We always wanted the show to feel like a collage of American memory. We wanted the audience to lose track of what we shot and what’s archival, and the truth is, it’s all what we shot. But that’s what we want the feeling to be. The mixed format is a way to see these kinds of mythic-like characters from our culture as larger than life figures, and then also see them in this really stripped down, vulnerable human way. You’re constantly confronted with different ways of seeing them.
Season one was focused on the Showtime era of the Lakers dynasty during Jerry Buss’ first year as owner from 1979-1980. Season two now centers on the period from 1980-1984. What’s critical about these years?
From my standpoint, the ‘60s and ‘70s had a little more romance. It was the team’s first season winning with Magic and at the end of season one when they win, they ask, “What are you gonna do now?” And Buss says, “Well, I guess we do it all over again.” But it becomes a lot more complicated now. It becomes a question of: What do you do when you’re chasing these mountains and you get to the mountain peak only to realize there’s just another mountain beyond? There’s a very big existential question. Season two and stepping into the ‘80s is about stepping into more money, more power, the loss of innocence, and these two dynasties coming together.
The end of the episode foreshadows the disruption of winning time, so to speak, that is Larry Bird. Why is there no series about the Lakers without his story?
There’s no Magic without Bird and there’s no Bird without Magic. They start off like mortal enemies, but really, they need each other, and they push each other to become better. The rivalry between the two dynasties is the rivalry between the two of them, and we all know that they actually become friends and that’s what’s so beautiful; they’re actually two sides of the same character.
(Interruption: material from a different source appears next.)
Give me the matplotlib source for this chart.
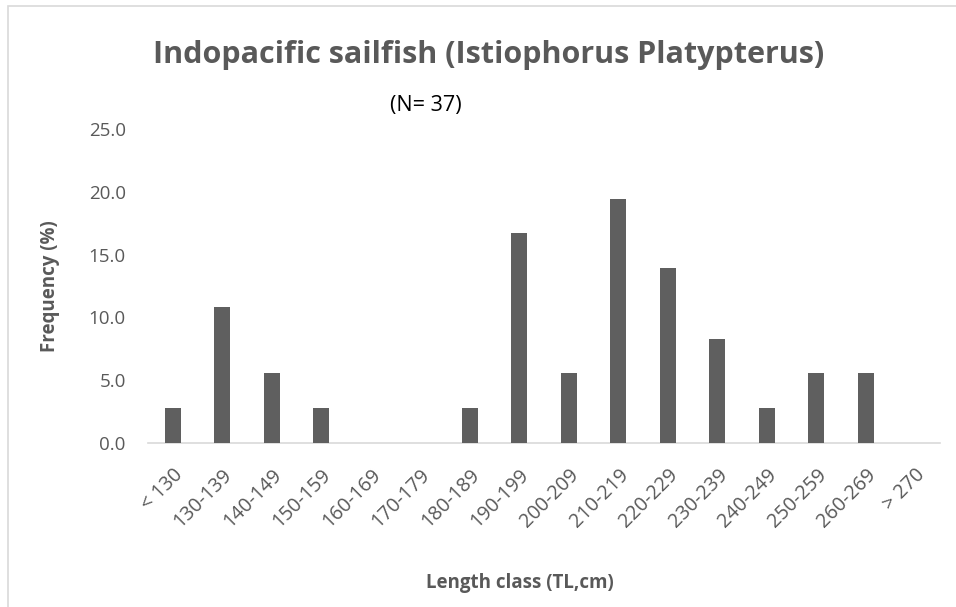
import matplotlib
matplotlib.use("Agg")
import matplotlib.pyplot as plt
from matplotlib.patches import Rectangle
from matplotlib.transforms import ScaledTranslation

categories = ["< 130", "130-139", "140-149", "150-159", "160-169", "170-179",
              "180-189", "190-199", "200-209", "210-219", "220-229", "230-239",
              "240-249", "250-259", "260-269", "> 270"]
frequency = [2.8, 10.8, 5.6, 2.8, 0.0, 0.0, 2.8, 16.7, 5.6, 19.4, 13.9, 8.3,
             2.8, 5.6, 5.6, 0.0]
yticks = [0.0, 5.0, 10.0, 15.0, 20.0, 25.0]

plt.rcParams['font.family'] = ['Open Sans', 'DejaVu Sans']
W, H = 956, 607
fig = plt.figure(figsize=(W/100, H/100), dpi=100)

ax = fig.add_axes([148/W, 1-443/H, (940-148)/W, (443-129)/H])
x = list(range(len(categories)))
ax.bar(x, frequency, width=0.32, color='#5f5f5f', edgecolor='#5f5f5f', linewidth=0, zorder=3)
ax.set_xlim(-0.5, len(categories)-0.5)
ax.set_ylim(0, 25)
ax.set_yticks(yticks)
ax.set_yticklabels([f"{v:.1f}" for v in yticks], fontsize=13.5, color='#595959')
ax.set_xticks(x)
ax.set_xticklabels(categories, rotation=45, ha='right', va='top', rotation_mode='anchor',
                   fontsize=14.2, color='#595959')
offset = ScaledTranslation(-9/100, 0, fig.dpi_scale_trans)
for lab in ax.get_xticklabels():
    lab.set_transform(lab.get_transform() + offset)
for s in ['top', 'right', 'left']:
    ax.spines[s].set_visible(False)
ax.spines['bottom'].set_color('#d9d9d9')
ax.spines['bottom'].set_linewidth(1.2)
ax.tick_params(axis='both', length=0)
ax.tick_params(axis='x', pad=16)
ax.tick_params(axis='y', pad=16)

ax.set_ylabel("Frequency (%)", fontsize=13.5, fontweight='bold', color='#595959', labelpad=6)
ax.yaxis.set_label_coords(60/W, 1-286/H, transform=fig.transFigure)

fig.text(489/W, 1-55/H, "Indopacific sailfish (Istiophorus Platypterus)", ha='center', va='center',
         fontsize=22, fontweight='bold', color='#595959')
fig.text(426/W, 1-105/H, "(N= 37)", ha='center', va='center', fontsize=15.5, color='black')
fig.text(520/W, 1-583/H, "Length class (TL,cm)", ha='center', va='center',
         fontsize=13.5, fontweight='bold', color='#595959')

fig.patches.append(Rectangle((8/W, -0.01), 1.0, 1-6/H+0.01, transform=fig.transFigure,
                             fill=False, edgecolor='#d9d9d9', linewidth=1.2))

fig.savefig("out.png", dpi=100)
There are also these parallel surrogate father-son stories. This is the episode where Buss offers Magic a huge deal to be a Laker for the rest of his career and it really comes down to trust. Magic came in as a kid being mentored by Buss, and there’s this limit with Magic’s real father, who did such an amazing job raising him, but now there are parts of Magic being a modern young kid in this new world that he can only connect with Buzz about. Things like money, power, and a way of being in the world as a celebrity. And it’s really tested in this episode because Magic’s not a kid anymore and he’s asking himself: Can I trust you? Do you really have my best interest in mind?
The same thing is happening with Bird with the tragedy that happens with his real father and him finding a surrogate father figure in Bill Hodges, his assistant coach, the first person to really see him and say, “I see your talent, and I see that you’re scared, follow through with it.” Ultimately, it becomes Red Auerbach who’s this other surrogate father-figure who really helps Bird transition into who he becomes. I think it’s interesting to see those two kinds of parallels running in the episode.
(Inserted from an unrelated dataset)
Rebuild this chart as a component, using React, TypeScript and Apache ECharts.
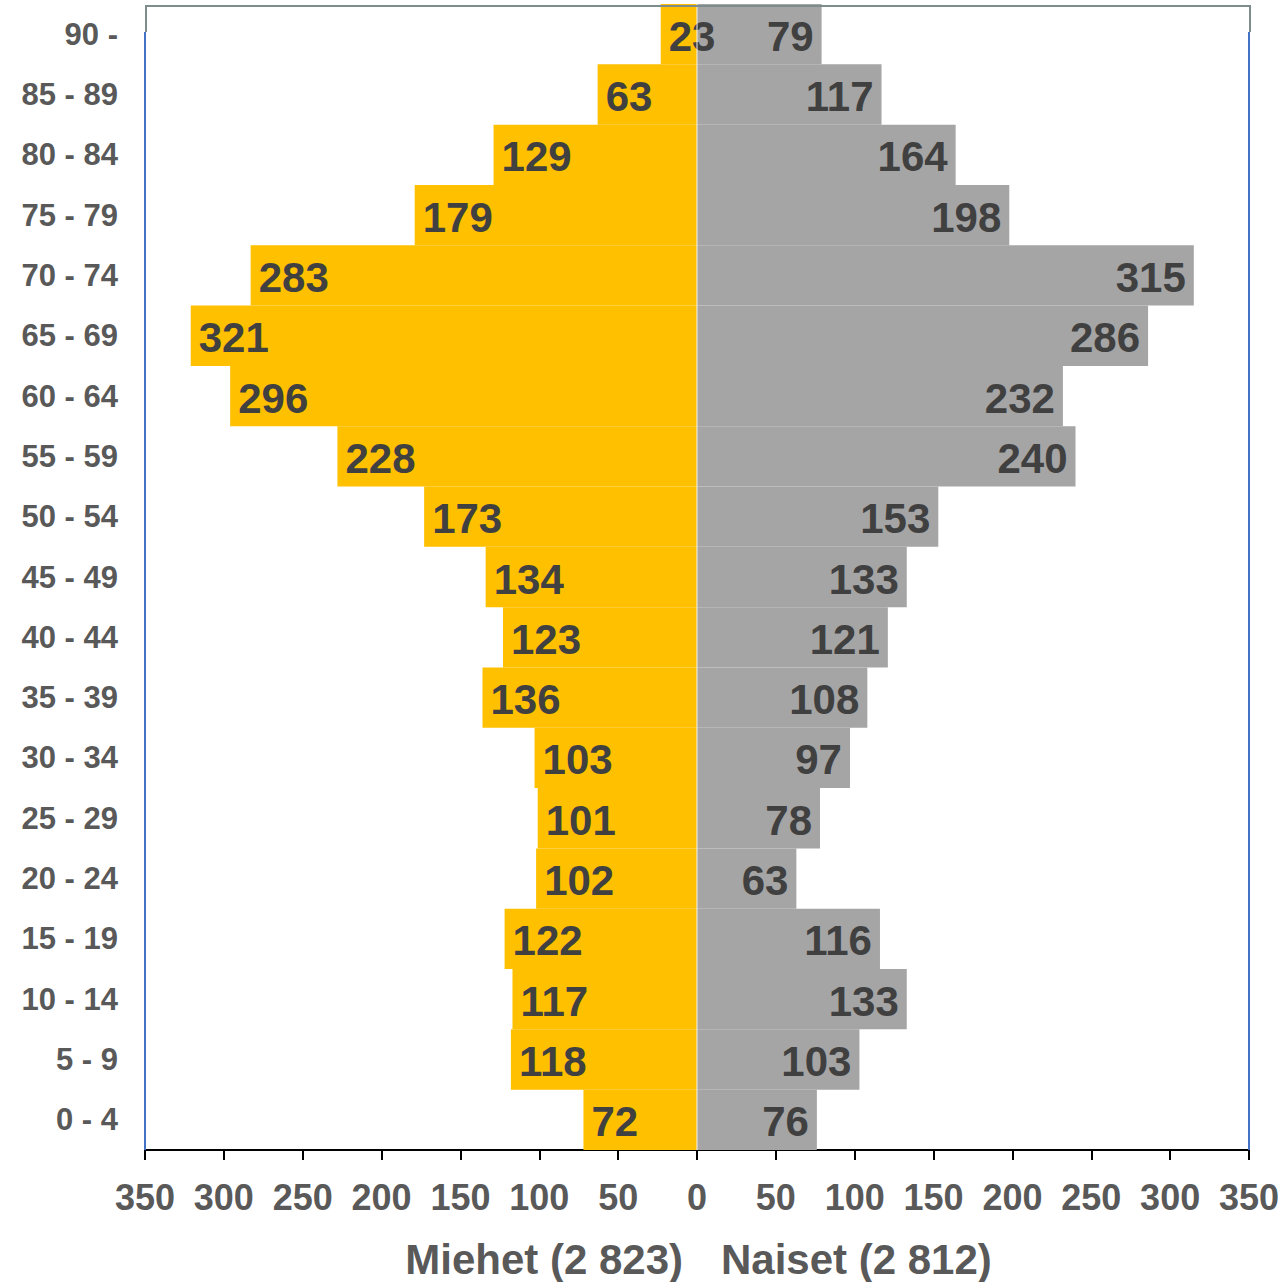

When the first season came out, some of the players took issue with their portrayals, as did Jerry West. Do you know whether sentiments have changed upon the release of season two?
I don’t know how they feel about season two. I do know that our intentions have always been to represent these characters with the most grace and empathy possible. I look at the Kareem episode in season one and there’s just always been a goal of letting these characters grow and showing all of the incredible things that happened during their lives. I don’t know that they’ve seen it since then. I hope that they’ve seen it and I hope that they like it.
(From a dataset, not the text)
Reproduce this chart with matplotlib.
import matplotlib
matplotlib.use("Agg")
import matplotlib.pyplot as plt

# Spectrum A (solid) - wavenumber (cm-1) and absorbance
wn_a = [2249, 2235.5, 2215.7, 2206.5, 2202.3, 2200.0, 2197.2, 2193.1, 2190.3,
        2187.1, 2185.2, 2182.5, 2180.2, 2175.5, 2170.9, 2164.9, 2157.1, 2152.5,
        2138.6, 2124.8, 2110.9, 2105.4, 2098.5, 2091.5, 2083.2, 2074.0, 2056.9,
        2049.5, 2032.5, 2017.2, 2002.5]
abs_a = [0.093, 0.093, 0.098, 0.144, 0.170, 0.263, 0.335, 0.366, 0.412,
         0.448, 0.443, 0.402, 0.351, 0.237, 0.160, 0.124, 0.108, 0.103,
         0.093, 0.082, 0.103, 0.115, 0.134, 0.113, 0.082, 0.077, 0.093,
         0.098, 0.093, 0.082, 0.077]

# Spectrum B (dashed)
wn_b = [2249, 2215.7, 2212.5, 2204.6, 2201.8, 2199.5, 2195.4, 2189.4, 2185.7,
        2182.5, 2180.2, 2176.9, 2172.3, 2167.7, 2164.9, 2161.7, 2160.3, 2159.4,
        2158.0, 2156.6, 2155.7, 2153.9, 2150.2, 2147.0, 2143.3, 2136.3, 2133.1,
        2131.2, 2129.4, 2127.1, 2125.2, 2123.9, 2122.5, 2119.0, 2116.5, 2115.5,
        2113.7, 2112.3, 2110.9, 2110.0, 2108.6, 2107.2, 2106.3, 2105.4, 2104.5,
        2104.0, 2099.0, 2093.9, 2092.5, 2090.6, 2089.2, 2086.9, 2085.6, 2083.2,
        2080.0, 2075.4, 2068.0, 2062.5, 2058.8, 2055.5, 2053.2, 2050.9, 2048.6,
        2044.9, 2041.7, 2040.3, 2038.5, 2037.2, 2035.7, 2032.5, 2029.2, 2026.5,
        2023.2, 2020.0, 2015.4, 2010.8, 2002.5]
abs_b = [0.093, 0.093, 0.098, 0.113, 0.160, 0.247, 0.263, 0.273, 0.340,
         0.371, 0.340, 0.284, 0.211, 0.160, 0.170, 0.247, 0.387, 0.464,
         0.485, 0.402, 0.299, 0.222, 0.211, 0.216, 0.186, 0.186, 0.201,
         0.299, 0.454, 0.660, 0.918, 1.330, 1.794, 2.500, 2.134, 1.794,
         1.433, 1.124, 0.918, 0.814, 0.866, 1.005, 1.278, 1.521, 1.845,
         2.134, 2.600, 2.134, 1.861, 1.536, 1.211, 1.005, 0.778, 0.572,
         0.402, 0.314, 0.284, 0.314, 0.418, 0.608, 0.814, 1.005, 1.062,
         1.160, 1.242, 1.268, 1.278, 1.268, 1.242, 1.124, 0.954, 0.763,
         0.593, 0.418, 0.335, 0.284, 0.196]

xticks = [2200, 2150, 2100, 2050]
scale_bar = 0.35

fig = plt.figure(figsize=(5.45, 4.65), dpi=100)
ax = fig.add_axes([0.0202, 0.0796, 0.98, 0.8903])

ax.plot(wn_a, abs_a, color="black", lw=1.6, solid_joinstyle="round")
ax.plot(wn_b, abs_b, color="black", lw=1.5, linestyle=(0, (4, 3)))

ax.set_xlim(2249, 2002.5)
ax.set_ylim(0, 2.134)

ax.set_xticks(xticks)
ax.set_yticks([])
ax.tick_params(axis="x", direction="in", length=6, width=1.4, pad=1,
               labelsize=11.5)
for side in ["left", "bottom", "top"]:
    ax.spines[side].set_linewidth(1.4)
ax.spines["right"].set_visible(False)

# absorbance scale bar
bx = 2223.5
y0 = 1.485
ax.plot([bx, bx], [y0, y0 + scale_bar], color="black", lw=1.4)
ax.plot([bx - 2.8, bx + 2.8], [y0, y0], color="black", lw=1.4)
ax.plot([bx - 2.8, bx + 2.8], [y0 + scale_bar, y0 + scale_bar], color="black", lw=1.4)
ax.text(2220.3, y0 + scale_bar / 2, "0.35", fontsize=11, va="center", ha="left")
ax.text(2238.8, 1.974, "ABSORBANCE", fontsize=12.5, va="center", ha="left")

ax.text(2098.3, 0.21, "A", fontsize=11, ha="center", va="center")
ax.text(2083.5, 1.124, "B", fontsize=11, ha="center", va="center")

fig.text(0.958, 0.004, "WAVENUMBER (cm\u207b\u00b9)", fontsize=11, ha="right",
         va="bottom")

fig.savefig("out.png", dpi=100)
In addition to making your directorial debut this year, you also became a member of the American Society of Cinematographers (ASC) in January. Can you speak to the significance of that milestone?
The ASC is an organization that I’ve looked up to my whole life. I remember when I was a kid and I wanted to make movies, and this horror movie came through my hometown. I went to try to get on set and I met the grips and they let me hang out and I got to hold a bounce board and I was so excited. One of them had an issue of American Cinematographer Magazine in their truck and I remember reading it and having no idea what anything meant but wanting to be part of that community. Being a part of the ASC feels like such an honor to be a part of that community that I hold in such high esteem. These are all the artists that have inspired me my whole life. There’s no Winning Time without so many of the cinematographers that I look up to in ASC.
Are you looking forward to your next director role?
Absolutely. The big thing that I felt while directing this episode was, “Oh, I I’m a filmmaker,” you know? There are these boxes that we kind of build for ourselves. Like I’m a DP, I’m a director, and I just kind of realized for myself, I just love this thing and I’m a filmmaker. So, whatever it’s going to look like for me, the future is shooting things that I love, directing things that I care about. This makes me happy and it’s filmmaking no matter what.
In thinking about that future in the midst of the ongoing SAG-AFTRA and WGA strikes, are you hopeful about the value that will be placed on your work as a filmmaker when negotiations are said and done?
I feel like this is a moment in time that needs to happen and I really, really support what’s going on with the strikes. I think we’re at a real inflection point and I think the trick for me, and maybe for a lot of us, is to try to find hope and inspiration — self-generate hope and inspiration to make good work going forward when there’s not a lot of that inspiration being reflected back to us right now. My mentor a long time ago told me the real trick in this thing is to stay passionate and stay hopeful and keep that fire. And I think right now it’s hard for a lot of us to keep that fire because it’s such an overwhelming prospect, what’s going on right now. But that’s the trick. And that’s what I’m searching to do, while we’re also figuring this out and fighting for a better system for all of us and for all artists.
Interview edited for length and clarity.
Season two of Winning Time airs Sundays at 6 p.m. PT on HBO and Max.